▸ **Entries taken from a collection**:

────────

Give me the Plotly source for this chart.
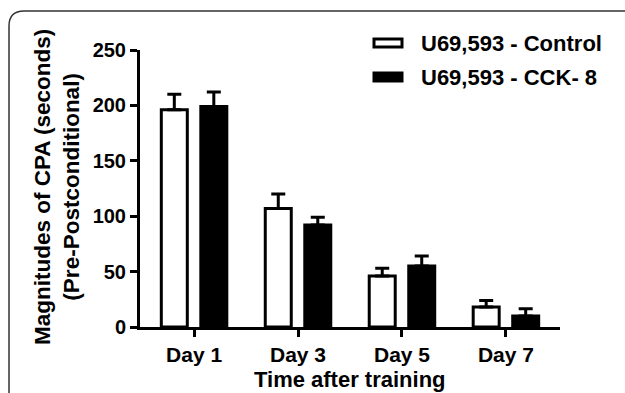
import plotly.graph_objects as go

categories = ["Day 1", "Day 3", "Day 5", "Day 7"]
series_names = ["U69,593 - Control", "U69,593 - CCK- 8"]
control_mean = [196, 107, 46, 18]
control_sem = [14, 13, 7, 6]
cck_mean = [199, 92, 55, 10]
cck_sem = [13, 7, 9, 6.5]
y_ticks = [0, 50, 100, 150, 200, 250]

W, H = 625, 393
L, R, T, B = 140, 65, 50, 66
PW, PH = W - L - R, H - T - B

def xp(px):
    return (px - L) / PW

def yp(py):
    return (H - B - py) / PH

FONT = "Liberation Sans, Arial, sans-serif"

fig = go.Figure()
fig.add_trace(go.Bar(
    x=categories, y=control_mean, name=series_names[0],
    width=0.25, offset=-0.315,
    marker=dict(color="white", line=dict(color="black", width=3)),
    error_y=dict(type="data", array=control_sem, arrayminus=[0]*4, symmetric=False,
                 color="black", thickness=3, width=7),
    showlegend=False,
))
fig.add_trace(go.Bar(
    x=categories, y=cck_mean, name=series_names[1],
    width=0.25, offset=0.065,
    marker=dict(color="black", line=dict(color="black", width=3)),
    error_y=dict(type="data", array=cck_sem, arrayminus=[0]*4, symmetric=False,
                 color="black", thickness=3, width=7),
    showlegend=False,
))

shapes = []
shapes.append(dict(type="rect", xref="paper", yref="paper",
                   x0=xp(374), x1=xp(402), y0=yp(47), y1=yp(39),
                   fillcolor="white", line=dict(color="black", width=3)))
shapes.append(dict(type="rect", xref="paper", yref="paper",
                   x0=xp(374), x1=xp(402), y0=yp(81), y1=yp(73),
                   fillcolor="black", line=dict(color="black", width=3)))
r = 15
path = (f"M {xp(9)},{yp(400)} L {xp(9)},{yp(11 + r)} "
        f"Q {xp(9)},{yp(11)} {xp(9 + r)},{yp(11)} L {xp(640)},{yp(11)}")
shapes.append(dict(type="path", xref="paper", yref="paper", path=path,
                   line=dict(color="#333333", width=1.5)))

annotations = [
    dict(text="<b>" + series_names[0] + "</b>", xref="paper", yref="paper",
         x=xp(419), y=yp(44), xanchor="left", yanchor="middle", showarrow=False,
         font=dict(family=FONT, size=22, color="black")),
    dict(text="<b>" + series_names[1] + "</b>", xref="paper", yref="paper",
         x=xp(419), y=yp(77), xanchor="left", yanchor="middle", showarrow=False,
         font=dict(family=FONT, size=22, color="black")),
    dict(text="<b>Magnitudes of CPA (seconds)<br>(Pre-Postconditional)</b>",
         xref="paper", yref="paper", x=xp(57), y=yp(187), xanchor="center",
         yanchor="middle", textangle=-90, showarrow=False,
         font=dict(family=FONT, size=22.5, color="black")),
    dict(text="<b>Time after training</b>", xref="paper", yref="paper",
         x=xp(350), y=yp(379), xanchor="center", yanchor="middle", showarrow=False,
         font=dict(family=FONT, size=22, color="black")),
]

fig.update_layout(
    width=W, height=H,
    margin=dict(l=L, r=R, t=T, b=B, pad=0),
    paper_bgcolor="white", plot_bgcolor="white",
    barmode="overlay",
    shapes=shapes, annotations=annotations,
    font=dict(family=FONT, color="black"),
)
fig.update_xaxes(
    type="category", range=[-0.52, 3.52],
    showline=True, linecolor="black", linewidth=3,
    ticks="outside", ticklen=7, tickwidth=3, tickcolor="black",
    tickfont=dict(family=FONT, size=21, color="black", weight="bold"),
    showgrid=False, zeroline=False,
)
fig.update_yaxes(
    range=[0, 250], tickvals=y_ticks,
    showline=True, linecolor="black", linewidth=3,
    ticks="outside", ticklen=7, tickwidth=3, tickcolor="black",
    tickfont=dict(family=FONT, size=20, color="black", weight="bold"),
    showgrid=False, zeroline=False,
)

fig.write_html("out.html", config={"displayModeBar": False},
               post_script="document.body.style.margin='0';document.body.style.overflow='hidden';")
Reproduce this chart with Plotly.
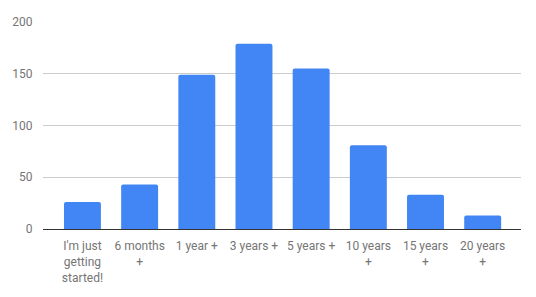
import plotly.graph_objects as go

categories = [
    "I'm just<br>getting<br>started!",
    "6 months<br>+",
    "1 year +",
    "3 years +",
    "5 years +",
    "10 years<br>+",
    "15 years<br>+",
    "20 years<br>+",
]
counts = [26, 43, 149, 179, 155, 81, 33, 13]
y_ticks = [0, 50, 100, 150, 200]

fig = go.Figure(
    go.Bar(
        x=categories,
        y=counts,
        marker=dict(color="#4285F4", line=dict(width=0)),
        hoverinfo="x+y",
    )
)

label_font = dict(family="Roboto, Arial, sans-serif", size=12, color="#757575")

fig.update_layout(
    width=536,
    height=297,
    margin=dict(l=42, r=15, t=22, b=66),
    paper_bgcolor="white",
    plot_bgcolor="white",
    bargap=0.354,
    barcornerradius=2,
    showlegend=False,
    font=label_font,
    xaxis=dict(
        range=[-0.69, 7.67],
        showgrid=False,
        showline=True,
        linecolor="#333333",
        linewidth=1,
        ticks="outside",
        ticklen=6,
        tickcolor="rgba(0,0,0,0)",
        tickfont=label_font,
        fixedrange=True,
    ),
    yaxis=dict(
        range=[0, 200],
        tickvals=y_ticks,
        showgrid=True,
        gridcolor="#cccccc",
        gridwidth=1,
        zeroline=False,
        showline=False,
        ticks="outside",
        ticklen=7,
        tickcolor="rgba(0,0,0,0)",
        tickfont=label_font,
        fixedrange=True,
    ),
)

fig.write_html("out.html")
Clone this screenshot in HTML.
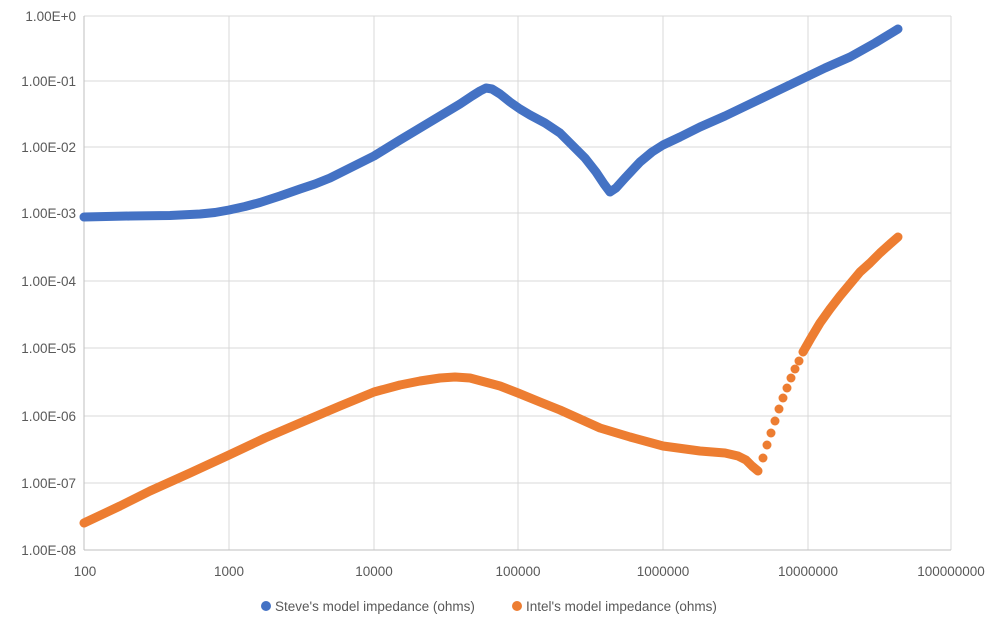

────────

▸ **TASK OBJECTIVE**: Repeat the listing above exactly from its first line to the line containing "y_ticks = [0, 50, 100, 150, 200, 250]", both included, and omit the pictures.

▸ **SOLUTION TO THIS TASK**:
Give me the Plotly source for this chart.
import plotly.graph_objects as go

categories = ["Day 1", "Day 3", "Day 5", "Day 7"]
series_names = ["U69,593 - Control", "U69,593 - CCK- 8"]
control_mean = [196, 107, 46, 18]
control_sem = [14, 13, 7, 6]
cck_mean = [199, 92, 55, 10]
cck_sem = [13, 7, 9, 6.5]
y_ticks = [0, 50, 100, 150, 200, 250]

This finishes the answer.